El relato de la anunciación de Lucas no se agota en una sola lectura, sino que siempre implica una novedad inagotable. Esta mujer de Nazaret será llamada por Dios, precisamente para que ese Dios sea el Enmanuel, el Dios con nosotros, el Dios humano. No obstante, Dios no ha querido avasallar desde su grandeza; y, para ser uno de nosotros, ha querido ser aceptado por esta mujer que, en nombre de toda la humanidad, expresa la necesidad de que Dios sea nuestra ayuda desde nuestra propia sensibilidad. El papel de María en esta acción salvadora de Dios no solamente es discreto, sino misterioso. Ella debe entregar todo su ser, toda su feminidad, toda su fama, toda su maternidad al Dios de los hombres. No se le pide un imposible, porque todo es posible para Dios, sino una actitud confiada para que Dios pueda actuar por nosotros, para nosotros.
No ha elegido Dios lo grande de este mundo, sino lo pequeño, para estar con nosotros. María es la que hace sensible y humano el Adviento y la Navidad. En este texto de la “anunciación” vemos que a diferencia de David, piadosillo, pero interesado, es Dios quien lleva la iniciativa de construirse una “morada”, una dinastía, en la casa de María de Nazaret, una mujer del pueblo, de los sin nombre, de los sin historia. El ángel Gabriel que antes había sido “rechazado” de alguna manera en la liturgia solemne del templo por el padre de Juan el Bautista, que era sacerdote, es ahora acogido sencilla y humildemente por una mujer sin título y sin nada.
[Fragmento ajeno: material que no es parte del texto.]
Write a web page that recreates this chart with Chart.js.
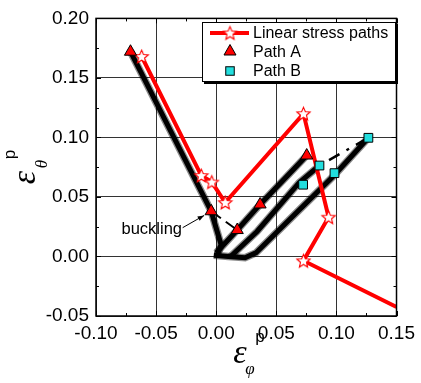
<!DOCTYPE html>
<html>
<head>
<meta charset="utf-8">
<script src="https://cdn.jsdelivr.net/npm/chart.js@4.4.0/dist/chart.umd.min.js"></script>
<style>
  html, body { margin: 0; padding: 0; background: #fff; }
  #wrap { width: 421px; height: 383px; }
</style>
</head>
<body>
<div id="wrap"><canvas id="strain-chart" width="421" height="383"></canvas></div>
<script>
// linear stress paths (red line with open stars)
const linearX = [-0.062, -0.0124, -0.0037, 0.0075, 0.0726, 0.0935, 0.0726, 0.150];
const linearY = [0.168, 0.068, 0.0625, 0.0453, 0.120, 0.033, -0.0036, -0.0425];

// Path A (red triangles)
const pathAX = [-0.0713, -0.0042, 0.0175, 0.0365, 0.0753];
const pathAY = [0.172, 0.038, 0.0222, 0.0437, 0.0848];

// Path B (cyan squares)
const pathBX = [0.1266, 0.0859, 0.0984, 0.0723];
const pathBY = [0.0997, 0.0764, 0.0700, 0.0603];

// measured traces (thick black)
const descentX = [-0.0713, -0.0042, 0.004, 0.001];
const descentY = [0.172, 0.038, 0.010, 0.001];
const loopX = [-0.002, 0.010, 0.024, 0.033, 0.060, 0.098, 0.1266];
const loopY = [0.001, 0.000, -0.001, 0.003, 0.030, 0.068, 0.0997];
const bandAX = [0.000, 0.0175, 0.0365, 0.0753];
const bandAY = [0.003, 0.0222, 0.0437, 0.0848];
const bandBX = [0.012, 0.034, 0.069, 0.0859];
const bandBY = [0.000, 0.021, 0.062, 0.0764];

// dashed jumps
const dashAX = [-0.0042, 0.0175];
const dashAY = [0.038, 0.0222];
const dashBX = [0.0859, 0.1266];
const dashBY = [0.0764, 0.0997];

// axes
const xTicks = [-0.10, -0.05, 0.00, 0.05, 0.10, 0.15];
const yTicks = [-0.05, 0.00, 0.05, 0.10, 0.15, 0.20];
const xMinor = [-0.075, -0.025, 0.025, 0.075, 0.125];
const yMinor = [-0.025, 0.025, 0.075, 0.125, 0.175];

const legendLabels = ['Linear stress paths', 'Path A', 'Path B'];

const RED = '#ff0000';
const CYAN = '#22dede';
const FONT = '"Liberation Sans", Arial, sans-serif';
const SERIF = '"Liberation Serif", "Times New Roman", serif';

function pts(xs, ys) {
    return xs.map((x, i) => ({ x: x, y: ys[i] }));
}

function makeStar(r) {
    const size = Math.ceil(r * 2 + 3);
    const c = document.createElement('canvas');
    c.width = size;
    c.height = size;
    const g = c.getContext('2d');
    g.translate(size / 2, size / 2 + 0.6);
    g.beginPath();
    for (let i = 0; i < 10; i++) {
        const rr = i % 2 === 0 ? r : r * 0.45;
        const a = -Math.PI / 2 + i * Math.PI / 5;
        g.lineTo(rr * Math.cos(a), rr * Math.sin(a));
    }
    g.closePath();
    g.fillStyle = '#fff';
    g.fill();
    g.lineWidth = 1.1;
    g.strokeStyle = RED;
    g.stroke();
    return c;
}
const starImg = makeStar(7);

function traceSets(xs, ys) {
    // black core over a soft ragged edge
    return [
        { data: pts(xs, ys), showLine: true, borderColor: '#000', borderWidth: 5, pointRadius: 0, order: 5 },
        { data: pts(xs, ys), showLine: true, borderColor: 'rgba(0,0,0,0.45)', borderWidth: 7.5, pointRadius: 0, order: 6 }
    ];
}

const decorations = {
    id: 'decorations',
    afterDraw(chart) {
        const { ctx, chartArea: a, scales } = chart;
        const x = scales.x, y = scales.y;
        ctx.save();

        // inward tick marks on all four sides
        ctx.strokeStyle = '#000';
        ctx.lineWidth = 1;
        const tick = (v, len, horiz) => {
            if (horiz) {
                const px = Math.round(x.getPixelForValue(v)) + 0.5;
                ctx.beginPath();
                ctx.moveTo(px, a.bottom); ctx.lineTo(px, a.bottom - len);
                ctx.moveTo(px, a.top); ctx.lineTo(px, a.top + len);
                ctx.stroke();
            } else {
                const py = Math.round(y.getPixelForValue(v)) + 0.5;
                ctx.beginPath();
                ctx.moveTo(a.left, py); ctx.lineTo(a.left + len, py);
                ctx.moveTo(a.right, py); ctx.lineTo(a.right - len, py);
                ctx.stroke();
            }
        };
        xTicks.forEach(v => tick(v, 5, true));
        xMinor.forEach(v => tick(v, 3, true));
        yTicks.forEach(v => tick(v, 5, false));
        yMinor.forEach(v => tick(v, 3, false));

        ctx.lineWidth = 1.5;
        ctx.strokeRect(a.left, a.top, a.width, a.height);

        // axis titles
        ctx.fillStyle = '#000';
        ctx.textBaseline = 'alphabetic';
        ctx.textAlign = 'left';
        const cx = (a.left + a.right) / 2;
        ctx.font = 'italic 34px ' + SERIF;
        ctx.fillText('\u03b5', cx - 13, 363);
        ctx.font = '17px ' + FONT;
        ctx.fillText('p', cx + 9, 342);
        ctx.font = 'italic 17px ' + SERIF;
        ctx.fillText('\u03c6', cx - 1, 374);

        ctx.save();
        ctx.translate(35, (a.top + a.bottom) / 2 + 17);
        ctx.rotate(-Math.PI / 2);
        ctx.font = 'italic 34px ' + SERIF;
        ctx.fillText('\u03b5', 0, 0);
        ctx.font = '17px ' + FONT;
        ctx.fillText('p', 25, -20);
        ctx.font = 'italic 17px ' + SERIF;
        ctx.fillText('\u03b8', 16, 12);
        ctx.restore();

        // buckling note with arrow
        ctx.font = '16.5px ' + FONT;
        ctx.fillText('buckling', x.getPixelForValue(-0.0788), y.getPixelForValue(0.0187));
        const x0 = x.getPixelForValue(-0.0279), y0 = y.getPixelForValue(0.0242);
        const x1 = x.getPixelForValue(-0.0100), y1 = y.getPixelForValue(0.0345);
        const ang = Math.atan2(y1 - y0, x1 - x0);
        ctx.lineWidth = 1;
        ctx.beginPath();
        ctx.moveTo(x0, y0); ctx.lineTo(x1, y1);
        ctx.stroke();
        ctx.beginPath();
        ctx.moveTo(x1, y1);
        ctx.lineTo(x1 - 7 * Math.cos(ang - 0.35), y1 - 7 * Math.sin(ang - 0.35));
        ctx.lineTo(x1 - 7 * Math.cos(ang + 0.35), y1 - 7 * Math.sin(ang + 0.35));
        ctx.closePath();
        ctx.fill();

        // legend box
        const lx = 202, ly = 22, lw = 194, lh = 60;
        ctx.fillStyle = '#000';
        ctx.fillRect(lx + 2, ly + 2, lw, lh);
        ctx.fillStyle = '#fff';
        ctx.fillRect(lx, ly, lw, lh);
        ctx.lineWidth = 1;
        ctx.strokeStyle = '#000';
        ctx.strokeRect(lx + 0.5, ly + 0.5, lw - 1, lh - 1);
        const sx = 230, rows = [33, 51.5, 71];
        ctx.strokeStyle = RED;
        ctx.lineWidth = 4;
        ctx.beginPath();
        ctx.moveTo(210, rows[0]); ctx.lineTo(249, rows[0]);
        ctx.stroke();
        ctx.drawImage(starImg, sx - starImg.width / 2, rows[0] - starImg.height / 2);
        // triangle
        ctx.lineWidth = 1;
        ctx.strokeStyle = '#000';
        ctx.fillStyle = RED;
        ctx.beginPath();
        ctx.moveTo(sx, rows[1] - 7);
        ctx.lineTo(sx + 6, rows[1] + 3.5);
        ctx.lineTo(sx - 6, rows[1] + 3.5);
        ctx.closePath();
        ctx.fill(); ctx.stroke();
        // square
        ctx.fillStyle = CYAN;
        ctx.fillRect(sx - 4.25, rows[2] - 4.25, 8.5, 8.5);
        ctx.strokeRect(sx - 4.25, rows[2] - 4.25, 8.5, 8.5);
        ctx.fillStyle = '#000';
        ctx.font = '16px ' + FONT;
        ctx.textBaseline = 'middle';
        legendLabels.forEach((t, i) => ctx.fillText(t, 253, rows[i] + 1));

        ctx.restore();
    }
};

Chart.defaults.color = '#000';
Chart.defaults.font.family = FONT;

const ctx = document.getElementById('strain-chart').getContext('2d');
new Chart(ctx, {
    type: 'scatter',
    data: {
        datasets: [
            {
                label: legendLabels[2],
                data: pts(pathBX, pathBY),
                pointStyle: 'rect',
                pointRadius: 6.2,
                backgroundColor: CYAN,
                borderColor: '#000',
                borderWidth: 1,
                order: 0
            },
            {
                label: legendLabels[1],
                data: pts(pathAX, pathAY),
                pointStyle: 'triangle',
                pointRadius: 7,
                backgroundColor: RED,
                borderColor: '#000',
                borderWidth: 1,
                order: 1
            },
            {
                label: legendLabels[0],
                data: pts(linearX, linearY),
                showLine: true,
                borderColor: RED,
                borderWidth: 4,
                pointStyle: starImg,
                pointRadius: c => (c.dataIndex === linearX.length - 1 ? 0 : 7),
                order: 2
            },
            {
                data: pts(dashAX, dashAY),
                showLine: true,
                borderColor: '#000',
                borderWidth: 2,
                borderDash: [12, 6],
                pointRadius: 0,
                order: 3
            },
            {
                data: pts(dashBX, dashBY),
                showLine: true,
                borderColor: '#000',
                borderWidth: 2.5,
                borderDash: [3, 8, 12, 8],
                pointRadius: 0,
                order: 3
            },
            ...traceSets(descentX, descentY),
            ...traceSets(loopX, loopY),
            ...traceSets(bandAX, bandAY),
            ...traceSets(bandBX, bandBY)
        ]
    },
    options: {
        responsive: false,
        animation: false,
        devicePixelRatio: 1,
        layout: { padding: { top: 16, right: 18, left: 0, bottom: 0 } },
        plugins: {
            legend: { display: false },
            tooltip: { enabled: false }
        },
        scales: {
            x: {
                type: 'linear',
                min: -0.10,
                max: 0.15,
                afterBuildTicks: s => { s.ticks = xTicks.map(v => ({ value: v })); },
                afterFit: s => { s.height = 67; },
                grid: { color: '#333', lineWidth: 1, drawTicks: false },
                border: { display: false },
                ticks: {
                    padding: 6,
                    maxRotation: 0,
                    font: { size: 19 },
                    callback: v => (Math.abs(v) < 1e-9 ? 0 : v).toFixed(2)
                }
            },
            y: {
                type: 'linear',
                min: -0.05,
                max: 0.20,
                afterBuildTicks: s => { s.ticks = yTicks.map(v => ({ value: v })); },
                afterFit: s => { s.width = 96; },
                grid: { color: '#333', lineWidth: 1, drawTicks: false },
                border: { display: false },
                ticks: {
                    padding: 7,
                    font: { size: 19 },
                    callback: v => (Math.abs(v) < 1e-9 ? 0 : v).toFixed(2)
                }
            }
        }
    },
    plugins: [decorations]
});
</script>
</body>
</html>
Aquí sí hay respuesta y acogida y aquí Dios se siente como en su casa, porque esta mujer le ha entregado no solamente su fama y su honra, no solamente su seno materno, sino todo su vida y todo su futuro. Es ahora cuando se cumple la profecía de Natán (“Dios le dará el trono de David, su padre”), pero sabemos que será sin dinastía ni títulos reales.